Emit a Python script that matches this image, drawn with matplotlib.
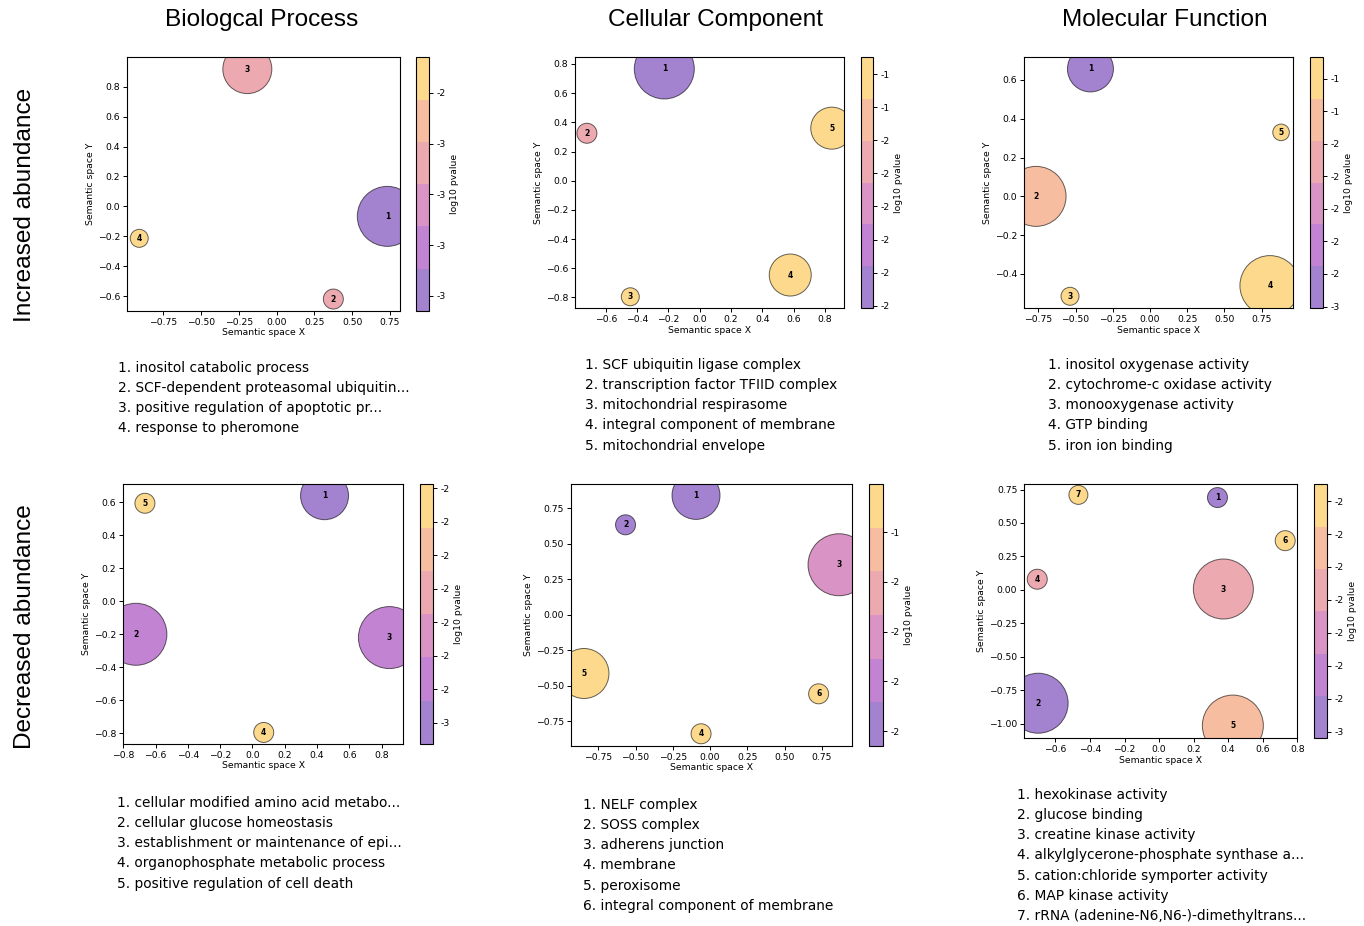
import matplotlib
matplotlib.use("Agg")
import matplotlib.pyplot as plt
from matplotlib.colors import ListedColormap, Normalize
from matplotlib.cm import ScalarMappable
from matplotlib.ticker import MultipleLocator

W, H = 1364, 926
DPI = 100

# six-level palette used by every panel
band_colors = ['#a382cf', '#c283d2', '#d993c4', '#eda9b0', '#f7bda0', '#fcd98c']

col_titles = ["Biologcal Process", "Cellular Component", "Molecular Function"]
row_titles = ["Increased abundance", "Decreased abundance"]

# ---- increased / biological process
bp_up_x = [0.732, 0.375, -0.194, -0.909]
bp_up_y = [-0.067, -0.62, 0.918, -0.214]
bp_up_size = [30, 10, 24.5, 9]
bp_up_logp = [-3.26, -2.65, -2.70, -2.26]
bp_up_terms = ["inositol catabolic process",
               "SCF-dependent proteasomal ubiquitin...",
               "positive regulation of apoptotic pr...",
               "response to pheromone"]
bp_up_ticks = [-3.2, -3.0, -2.8, -2.6, -2.4]
bp_up_ticklabels = ["-3", "-3", "-3", "-3", "-2"]

# ---- increased / cellular component
cc_up_x = [-0.226, -0.72, -0.443, 0.578, 0.843]
cc_up_y = [0.766, 0.325, -0.796, -0.647, 0.36]
cc_up_size = [30, 10, 9, 21, 21]
cc_up_logp = [-2.008, -1.56, -1.28, -1.30, -1.247]
cc_up_terms = ["SCF ubiquitin ligase complex",
               "transcription factor TFIID complex",
               "mitochondrial respirasome",
               "integral component of membrane",
               "mitochondrial envelope"]
cc_up_ticks = [-2.0, -1.9, -1.8, -1.7, -1.6, -1.5, -1.4, -1.3]
cc_up_ticklabels = ["-2", "-2", "-2", "-2", "-2", "-2", "-1", "-1"]

# ---- increased / molecular function
mf_up_x = [-0.40, -0.765, -0.537, 0.805, 0.88]
mf_up_y = [0.657, 0.0, -0.515, -0.46, 0.33]
mf_up_size = [23, 30, 9, 30, 8.3]
mf_up_logp = [-2.611, -1.45, -1.20, -1.064, -1.10]
mf_up_terms = ["inositol oxygenase activity",
               "cytochrome-c oxidase activity",
               "monooxygenase activity",
               "GTP binding",
               "iron ion binding"]
mf_up_ticks = [-2.6, -2.4, -2.2, -2.0, -1.8, -1.6, -1.4, -1.2]
mf_up_ticklabels = ["-3", "-2", "-2", "-2", "-2", "-2", "-1", "-1"]

# ---- decreased / biological process
bp_dn_x = [0.447, -0.722, 0.849, 0.07, -0.666]
bp_dn_y = [0.64, -0.20, -0.22, -0.795, 0.594]
bp_dn_size = [24, 31, 31, 10, 10]
bp_dn_logp = [-2.664, -2.47, -2.45, -1.92, -1.888]
bp_dn_terms = ["cellular modified amino acid metabo...",
               "cellular glucose homeostasis",
               "establishment or maintenance of epi...",
               "organophosphate metabolic process",
               "positive regulation of cell death"]
bp_dn_ticks = [-2.6, -2.5, -2.4, -2.3, -2.2, -2.1, -2.0, -1.9]
bp_dn_ticklabels = ["-3", "-2", "-2", "-2", "-2", "-2", "-2", "-2"]

# ---- decreased / cellular component
cc_dn_x = [-0.094, -0.567, 0.866, -0.06, -0.846, 0.729]
cc_dn_y = [0.84, 0.633, 0.352, -0.837, -0.413, -0.556]
cc_dn_size = [24, 10, 31, 10, 25, 10]
cc_dn_logp = [-2.259, -2.20, -1.82, -1.25, -1.207, -1.30]
cc_dn_terms = ["NELF complex",
               "SOSS complex",
               "adherens junction",
               "membrane",
               "peroxisome",
               "integral component of membrane"]
cc_dn_ticks = [-2.2, -2.0, -1.8, -1.6, -1.4]
cc_dn_ticklabels = ["-2", "-2", "-2", "-2", "-1"]

# ---- decreased / molecular function
mf_dn_x = [0.338, -0.70, 0.372, -0.705, 0.427, 0.73, -0.467]
mf_dn_y = [0.69, -0.846, 0.007, 0.08, -1.013, 0.368, 0.71]
mf_dn_size = [10, 30, 30, 10, 30.5, 10, 9.5]
mf_dn_logp = [-2.62, -2.55, -2.15, -2.17, -2.04, -1.90, -1.849]
mf_dn_terms = ["hexokinase activity",
               "glucose binding",
               "creatine kinase activity",
               "alkylglycerone-phosphate synthase a...",
               "cation:chloride symporter activity",
               "MAP kinase activity",
               "rRNA (adenine-N6,N6-)-dimethyltrans..."]
mf_dn_ticks = [-2.6, -2.5, -2.4, -2.3, -2.2, -2.1, -2.0, -1.9]
mf_dn_ticklabels = ["-3", "-2", "-2", "-2", "-2", "-2", "-2", "-2"]

panels = [
    dict(x=bp_up_x, y=bp_up_y, size=bp_up_size, logp=bp_up_logp, terms=bp_up_terms,
         ticks=bp_up_ticks, ticklabels=bp_up_ticklabels, vlim=(-3.26, -2.26),
         ax=(127.3, 400, 57.3, 311), cb=(416, 429.3), xlim=(-0.988, 0.816), ylim=(-0.70, 0.997),
         step=(0.25, 0.2), text=(118, 367)),
    dict(x=cc_up_x, y=cc_up_y, size=cc_up_size, logp=cc_up_logp, terms=cc_up_terms,
         ticks=cc_up_ticks, ticklabels=cc_up_ticklabels, vlim=(-2.008, -1.247),
         ax=(575, 844.3, 56.7, 308.3), cb=(861, 873.3), xlim=(-0.796, 0.923), ylim=(-0.875, 0.85),
         step=(0.2, 0.2), text=(585, 364)),
    dict(x=mf_up_x, y=mf_up_y, size=mf_up_size, logp=mf_up_logp, terms=mf_up_terms,
         ticks=mf_up_ticks, ticklabels=mf_up_ticklabels, vlim=(-2.611, -1.064),
         ax=(1024.3, 1293.3, 56.7, 308.3), cb=(1310, 1323.3), xlim=(-0.844, 0.962), ylim=(-0.577, 0.72),
         step=(0.25, 0.2), text=(1048, 364)),
    dict(x=bp_dn_x, y=bp_dn_y, size=bp_dn_size, logp=bp_dn_logp, terms=bp_dn_terms,
         ticks=bp_dn_ticks, ticklabels=bp_dn_ticklabels, vlim=(-2.664, -1.888),
         ax=(123.3, 403.3, 484.3, 744), cb=(420, 433.3), xlim=(-0.80, 0.935), ylim=(-0.865, 0.709),
         step=(0.2, 0.2), text=(117, 802)),
    dict(x=cc_dn_x, y=cc_dn_y, size=cc_dn_size, logp=cc_dn_logp, terms=cc_dn_terms,
         ticks=cc_dn_ticks, ticklabels=cc_dn_ticklabels, vlim=(-2.259, -1.207),
         ax=(571, 852.3, 484.3, 745.7), cb=(869, 883.3), xlim=(-0.933, 0.955), ylim=(-0.921, 0.918),
         step=(0.25, 0.25), text=(583, 804)),
    dict(x=mf_dn_x, y=mf_dn_y, size=mf_dn_size, logp=mf_dn_logp, terms=mf_dn_terms,
         ticks=mf_dn_ticks, ticklabels=mf_dn_ticklabels, vlim=(-2.62, -1.849),
         ax=(1024.3, 1297.3, 484.3, 738.3), cb=(1314, 1327.3), xlim=(-0.78, 0.80), ylim=(-1.108, 0.789),
         step=(0.2, 0.25), text=(1017, 794)),
]

fig = plt.figure(figsize=(W / DPI, H / DPI), dpi=DPI)
cmap = ListedColormap(band_colors)
small = 6.7


def px_rect(left, right, top, bottom):
    return [left / W, 1 - bottom / H, (right - left) / W, (bottom - top) / H]


for p in panels:
    l, r, t, b = p["ax"]
    ax = fig.add_axes(px_rect(l, r, t, b))
    norm = Normalize(*p["vlim"])
    s = [(2 * v * 72 / DPI) ** 2 for v in p["size"]]
    ax.scatter(p["x"], p["y"], s=s, c=p["logp"], cmap=cmap, norm=norm,
               edgecolors=(0, 0, 0, 0.6), linewidths=0.7, zorder=2)
    for i, (xx, yy) in enumerate(zip(p["x"], p["y"])):
        ax.text(xx, yy, str(i + 1), ha="center", va="center", fontsize=5.5,
                fontweight="bold", zorder=3)
    ax.set_xlim(*p["xlim"])
    ax.set_ylim(*p["ylim"])
    ax.xaxis.set_major_locator(MultipleLocator(p["step"][0]))
    ax.yaxis.set_major_locator(MultipleLocator(p["step"][1]))
    ax.tick_params(labelsize=small, length=3, width=0.7, pad=2)
    ax.set_xlabel("Semantic space X", fontsize=small, labelpad=1)
    ax.set_ylabel("Semantic space Y", fontsize=small, labelpad=2)
    for sp in ax.spines.values():
        sp.set_linewidth(0.8)

    cax = fig.add_axes(px_rect(p["cb"][0], p["cb"][1], t, b))
    cbar = fig.colorbar(ScalarMappable(norm=norm, cmap=cmap), cax=cax)
    cbar.set_ticks(p["ticks"])
    cbar.set_ticklabels(p["ticklabels"])
    cbar.ax.tick_params(labelsize=small, length=3, width=0.7, pad=2)
    cbar.set_label("log10 pvalue", fontsize=small, labelpad=3)
    cbar.outline.set_linewidth(0.8)

    lines = "\n".join(f"{i + 1}. {term}" for i, term in enumerate(p["terms"]))
    tx, ty = p["text"]
    fig.text(tx / W, 1 - (ty - 6) / H, lines, ha="left", va="top",
             fontsize=9.9, linespacing=1.56, family="DejaVu Sans")

for title, cx in zip(col_titles, [262, 715, 1165]):
    fig.text(cx / W, 1 - 20 / H, title, ha="center", va="center",
             fontsize=17.6, family="Liberation Sans")

for title, cy in zip(row_titles, [205, 627]):
    fig.text(25 / W, 1 - cy / H, title, ha="center", va="center", rotation=90,
             fontsize=17.6, family="Liberation Sans")

fig.savefig("out.png", dpi=DPI)
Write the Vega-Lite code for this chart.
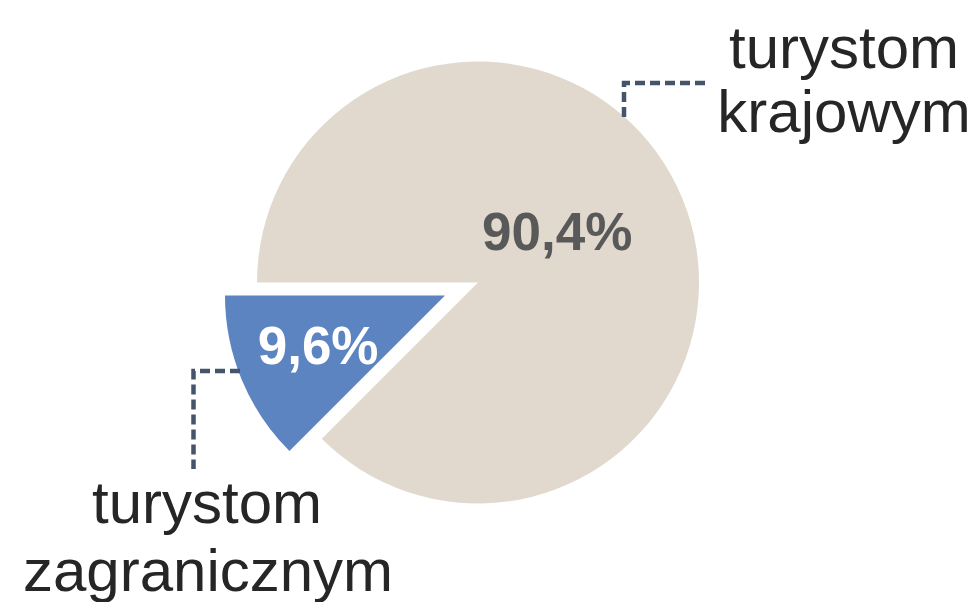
{
  "$schema": "https://vega.github.io/schema/vega-lite/v6.json",
  "width": 956,
  "height": 565,
  "autosize": {"type": "none"},
  "padding": {"left": 0, "top": 0, "right": 22, "bottom": 37},
  "background": "white",
  "config": {"view": {"stroke": null}},
  "datasets": {
    "udzialy": [
      {"kategoria": "turystom krajowym", "udzial": 90.4, "etykieta": "90,4%", "kolejnosc": 1},
      {"kategoria": "turystom zagranicznym", "udzial": 9.6, "etykieta": "9,6%", "kolejnosc": 2}
    ],
    "podpisy": [
      {"linia": "turystom", "px": 844, "py": 68},
      {"linia": "krajowym", "px": 844, "py": 131.5},
      {"linia": "turystom", "px": 207, "py": 523},
      {"linia": "zagranicznym", "px": 208, "py": 590.5}
    ],
    "odnosniki": [
      {"odnosnik": "krajowym", "krok": 1, "px": 624, "py": 117},
      {"odnosnik": "krajowym", "krok": 2, "px": 624, "py": 83},
      {"odnosnik": "krajowym", "krok": 3, "px": 707, "py": 83},
      {"odnosnik": "zagranicznym", "krok": 1, "px": 240, "py": 371},
      {"odnosnik": "zagranicznym", "krok": 2, "px": 193.5, "py": 371},
      {"odnosnik": "zagranicznym", "krok": 3, "px": 193.5, "py": 469}
    ]
  },
  "layer": [
    {
      "data": {"name": "udzialy"},
      "mark": {"type": "arc", "outerRadius": 221},
      "encoding": {
        "theta": {"field": "udzial", "type": "quantitative", "stack": true,
          "scale": {"type": "linear", "domain": [0, 90.4, 100], "range": [4.712389, 10.210176, 10.995574]}},
        "order": {"field": "kolejnosc", "type": "quantitative"},
        "color": {"field": "kategoria", "type": "nominal", "legend": null,
          "scale": {"domain": ["turystom krajowym", "turystom zagranicznym"], "range": ["#E2D9CE", "#5B84C1"]}},
        "opacity": {"condition": {"test": "datum.kategoria === 'turystom krajowym'", "value": 1}, "value": 0}
      }
    },
    {
      "data": {"name": "udzialy"},
      "mark": {"type": "arc", "outerRadius": 220, "xOffset": -33, "yOffset": 13},
      "encoding": {
        "theta": {"field": "udzial", "type": "quantitative", "stack": true},
        "order": {"field": "kolejnosc", "type": "quantitative"},
        "color": {"field": "kategoria", "type": "nominal", "legend": null},
        "opacity": {"condition": {"test": "datum.kategoria === 'turystom zagranicznym'", "value": 1}, "value": 0}
      }
    },
    {
      "data": {"name": "udzialy"},
      "mark": {"type": "text", "radius": 90, "dx": -4, "dy": 2, "fontSize": 53, "fontWeight": "bold",
        "font": "Liberation Sans", "fill": "#595959", "align": "center", "baseline": "alphabetic"},
      "encoding": {
        "theta": {"field": "udzial", "type": "quantitative", "stack": true},
        "order": {"field": "kolejnosc", "type": "quantitative"},
        "detail": {"field": "kategoria", "type": "nominal"},
        "text": {"condition": {"test": "datum.kategoria === 'turystom krajowym'", "field": "etykieta"}, "value": ""}
      }
    },
    {
      "data": {"name": "udzialy"},
      "mark": {"type": "text", "radius": 172, "dx": -1, "dy": 16, "fontSize": 53, "fontWeight": "bold",
        "font": "Liberation Sans", "fill": "#FFFFFF", "align": "center", "baseline": "alphabetic"},
      "encoding": {
        "theta": {"field": "udzial", "type": "quantitative", "stack": true},
        "order": {"field": "kolejnosc", "type": "quantitative"},
        "detail": {"field": "kategoria", "type": "nominal"},
        "text": {"condition": {"test": "datum.kategoria === 'turystom zagranicznym'", "field": "etykieta"}, "value": ""}
      }
    },
    {
      "data": {"name": "odnosniki"},
      "mark": {"type": "line", "stroke": "#44546A", "strokeWidth": 4.5, "strokeDash": [10, 5], "strokeCap": "butt"},
      "encoding": {
        "x": {"field": "px", "type": "quantitative", "axis": null,
          "scale": {"domain": [0, 956], "nice": false, "zero": false}},
        "y": {"field": "py", "type": "quantitative", "axis": null,
          "scale": {"domain": [0, 565], "reverse": true, "nice": false, "zero": false}},
        "detail": {"field": "odnosnik", "type": "nominal"},
        "order": {"field": "krok", "type": "quantitative"}
      }
    },
    {
      "data": {"name": "podpisy"},
      "mark": {"type": "text", "fontSize": 60, "font": "Liberation Sans", "fill": "#262626",
        "align": "center", "baseline": "alphabetic"},
      "encoding": {
        "x": {"field": "px", "type": "quantitative", "axis": null},
        "y": {"field": "py", "type": "quantitative", "axis": null},
        "text": {"field": "linia", "type": "nominal"}
      }
    }
  ]
}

■ GOAL
From the data above, copy each line that holds "this".

■ EXERCISE OUTPUT
Emit a Python script that matches this image, drawn with matplotlib.
Write the Vega-Lite code for this chart.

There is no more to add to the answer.